While an in-office “sex tape” recorded by former Superior police commander Anthony Doran is garnering most of the headlines, if you read past opening paragraphs of the reports, you’ll quickly hear tale of much worse than a cop using his body camera to record self-shot amateur porn.
For starters, Doran and several other members of Superior’s police department got their jobs despite having already been terminated by other police departments for past misconduct.
“Records show that in 2013 Doran was terminated by the Pima County Sheriff’s Office for kissing and fondling a woman in his patrol car while on duty, then trying to delete sexually explicit pictures and texts from his cellphone,” the Arizona Republic reported Tuesday.
In terms of severity, however, Doran’s colleagues at the SPD appear to have him beat when it comes to the question of whose prior bad acts should have raised the reddest of flags for their (no pun intended) superiors within the department.
According to court documents and internal reports from the Arizona Peace Officer Standards and Training (“POST”) agency, Joel Ensley, who now serves as Superior’s interim police chief, was fired in 2012 by the Gila River Indian Community’s law enforcement agency for “allegedly lying on an application about previous misconduct issues at other police agencies.”
According to the court records and POST documents, Ensley was investigated in 2012 for criminal misconduct while serving as police offer in Hayden, Arizona. In that case, investigators determined Ensley had “conducted an unlawful search, tampered with evidence and committed perjury.”

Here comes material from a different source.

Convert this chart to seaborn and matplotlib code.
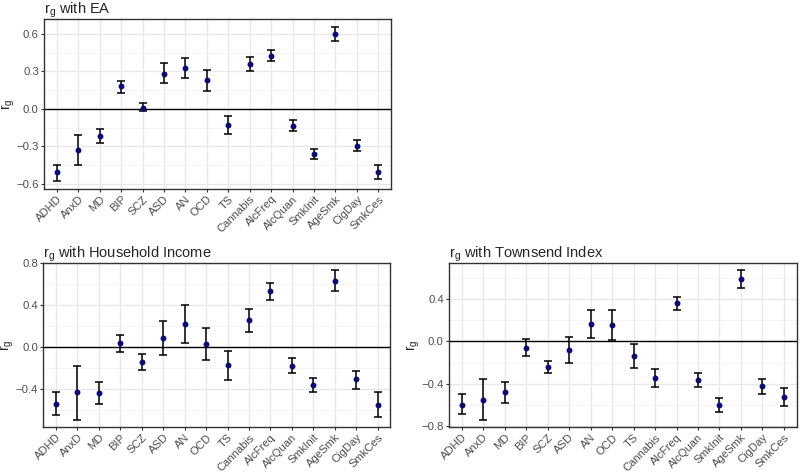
import numpy as np
import pandas as pd
import seaborn as sns
import matplotlib.pyplot as plt
from matplotlib.ticker import MultipleLocator

traits = ['ADHD', 'AnxD', 'MD', 'BIP', 'SCZ', 'ASD', 'AN', 'OCD', 'TS', 'Cannabis',
          'AlcFreq', 'AlcQuan', 'SmkInit', 'AgeSmk', 'CigDay', 'SmkCes']

# rg with EA
ea_rg = [-0.51, -0.33, -0.22, 0.18, 0.01, 0.28, 0.33, 0.23, -0.127, 0.36,
         0.425, -0.135, -0.365, 0.60, -0.295, -0.505]
ea_lo = [-0.58, -0.45, -0.275, 0.13, -0.02, 0.205, 0.25, 0.14, -0.20, 0.305,
         0.38, -0.175, -0.405, 0.545, -0.34, -0.565]
ea_hi = [-0.45, -0.21, -0.165, 0.22, 0.045, 0.37, 0.41, 0.31, -0.06, 0.42,
         0.47, -0.09, -0.325, 0.66, -0.25, -0.45]

# rg with household income
inc_rg = [-0.54, -0.43, -0.44, 0.037, -0.14, 0.087, 0.22, 0.03, -0.174, 0.255,
          0.534, -0.177, -0.357, 0.633, -0.307, -0.547]
inc_lo = [-0.65, -0.69, -0.54, -0.05, -0.215, -0.072, 0.043, -0.127, -0.314, 0.14,
          0.45, -0.25, -0.425, 0.537, -0.394, -0.66]
inc_hi = [-0.43, -0.18, -0.335, 0.12, -0.068, 0.25, 0.40, 0.186, -0.037, 0.363,
          0.61, -0.10, -0.29, 0.73, -0.224, -0.43]

# rg with Townsend index
tow_rg = [-0.60, -0.553, -0.48, -0.062, -0.238, -0.08, 0.16, 0.154, -0.142, -0.35,
          0.358, -0.368, -0.60, 0.587, -0.426, -0.522]
tow_lo = [-0.69, -0.74, -0.584, -0.136, -0.297, -0.20, 0.031, 0.012, -0.256, -0.436,
          0.297, -0.436, -0.667, 0.504, -0.494, -0.612]
tow_hi = [-0.50, -0.36, -0.386, 0.022, -0.19, 0.04, 0.293, 0.293, -0.028, -0.263,
          0.42, -0.30, -0.534, 0.67, -0.355, -0.439]

sns.set_theme(style='white')
plt.rcParams['font.family'] = ['Liberation Sans', 'DejaVu Sans']
plt.rcParams['mathtext.fontset'] = 'custom'
plt.rcParams['mathtext.rm'] = 'Liberation Sans'
plt.rcParams['mathtext.it'] = 'Liberation Sans'

fig = plt.figure(figsize=(8, 4.72), dpi=100)


def panel(rect, title, rg, lo, hi, step):
    ax = fig.add_axes(rect)
    df = pd.DataFrame({'trait': traits, 'rg': rg, 'lo': lo, 'hi': hi})
    ax.axhline(0, color='black', lw=1, zorder=1)
    ax.errorbar(df['trait'], df['rg'],
                yerr=[df['rg'] - df['lo'], df['hi'] - df['rg']],
                fmt='none', ecolor='black', elinewidth=1.1, capsize=3,
                capthick=1.1, zorder=2)
    sns.scatterplot(data=df, x='trait', y='rg', color='#0a0a78', s=18,
                    edgecolor='#0a0a78', linewidth=0, ax=ax, zorder=3)
    ymin, ymax = min(lo), max(hi)
    pad = (ymax - ymin) * 0.05
    ax.set_ylim(ymin - pad, ymax + pad)
    ax.set_xlim(-0.6, len(traits) - 0.4)
    ax.yaxis.set_major_locator(MultipleLocator(step))
    ax.yaxis.set_minor_locator(MultipleLocator(step / 2))
    ax.grid(True, which='major', color='#E8E8E8', lw=1, zorder=0)
    ax.grid(True, which='minor', axis='y', color='#F2F2F2', lw=0.6, zorder=0)
    ax.set_axisbelow(True)
    for s in ax.spines.values():
        s.set_color('#333333')
        s.set_linewidth(1)
    ax.tick_params(axis='both', which='major', length=2.5, width=0.8,
                   color='#333333', labelcolor='#4D4D4D', labelsize=8.1,
                   bottom=True, left=True, pad=1.2)
    ax.tick_params(which='minor', length=0)
    ax.yaxis.set_major_formatter(plt.FuncFormatter(lambda v, p: f'{v:.1f}'.replace('-', '\u2212')))
    plt.setp(ax.get_xticklabels(), rotation=45, ha='right', rotation_mode='anchor')
    ax.set_xlabel('')
    ax.set_ylabel(r'$\mathregular{r_g}$', fontsize=10)
    ax.yaxis.set_label_coords(-0.078, 0.5)
    ax.set_title(r'$\mathregular{r_g}$' + ' with ' + title, loc='left',
                 fontsize=10.5, pad=4)
    return ax


panel([0.055, 0.6, 0.434, 0.36], 'EA', ea_rg, ea_lo, ea_hi, 0.3)
panel([0.054, 0.095, 0.434, 0.348], 'Household Income', inc_rg, inc_lo, inc_hi, 0.4)
panel([0.561, 0.095, 0.435, 0.348], 'Townsend Index', tow_rg, tow_lo, tow_hi, 0.4)

fig.savefig('out.png', dpi=100, facecolor='white')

Prior to those alleged incidents, internal POST records “indicate Ensley resigned from Apache Junction Police Department while facing nine internal affairs probes,” the Republic added.
Not to be outdone, in 2012 Superior police officer Richard Mueller, while employed by the Pinal County Sheriff’s Office, “allegedly got drunk at a Tempe bar, punched a man, ran from police, and sought to use his badge as a shield against arrest.”
Mueller was “referred for termination” and POST “suspended his peace officer status for two years.” The good news for Mueller is the Globe, Arizona police department, where he now works, evidently isn’t any more discerning in its hiring practices than is the SPD.
The least serious accusations (on their face, at least) reported by the Republic are those associated with a fourth officer, Bryan Lawrence, who remains an active member of the SPD. In 2010, Lawrence was “suspended by Arizona POST and forced to resign from the Yavapai County Sheriff’s Office after allegedly lying to a supervisor about time he took away from work.”
What’s the connection between Doran and these other three current or former members of the SPD, you might ask?
The reason why any of this has come to light is a civil lawsuit filed by a Superior resident named Richard Manriquez, who claims that in 2016, Doran and the other three officers mentioned above unlawfully searched his home, beat him bloody and then falsely arrested him.
As noted in Manriquez’s lawsuit, the misdeeds of which the four Superior officers had been accused in previous incidents were serious enough to land them on the “Brady List” – which is something of a shorthand designation which indicates a law enforcement officer previously has been dishonest in an official capacity. Such documented dishonesty is something prosecutors must disclose to defendants in criminal cases, if such officers are involved in the case. (The name comes from the standard established in the benchmark 1963 case, Brady v. Maryland.)
The point of this post isn’t to delve into Manriquez’s case, or his allegations against the officers who arrested him, although those things do make for compelling (and disturbing) reading.
The point is, in a case involving allegations of evidence tampering, improper acquisition of an arrest warrant, shutting off body cameras during a suspect’s arrest (and falsely claiming the equipment had “malfunctioned” despite there being footage available of events directly before and after the arrest) and other serious official misconduct, it’s sadly predictable that the alleged offense which gets the headline is the one involving the filming of sex – and which is totally unrelated to the lawsuit which brought the whole ball of wax to light.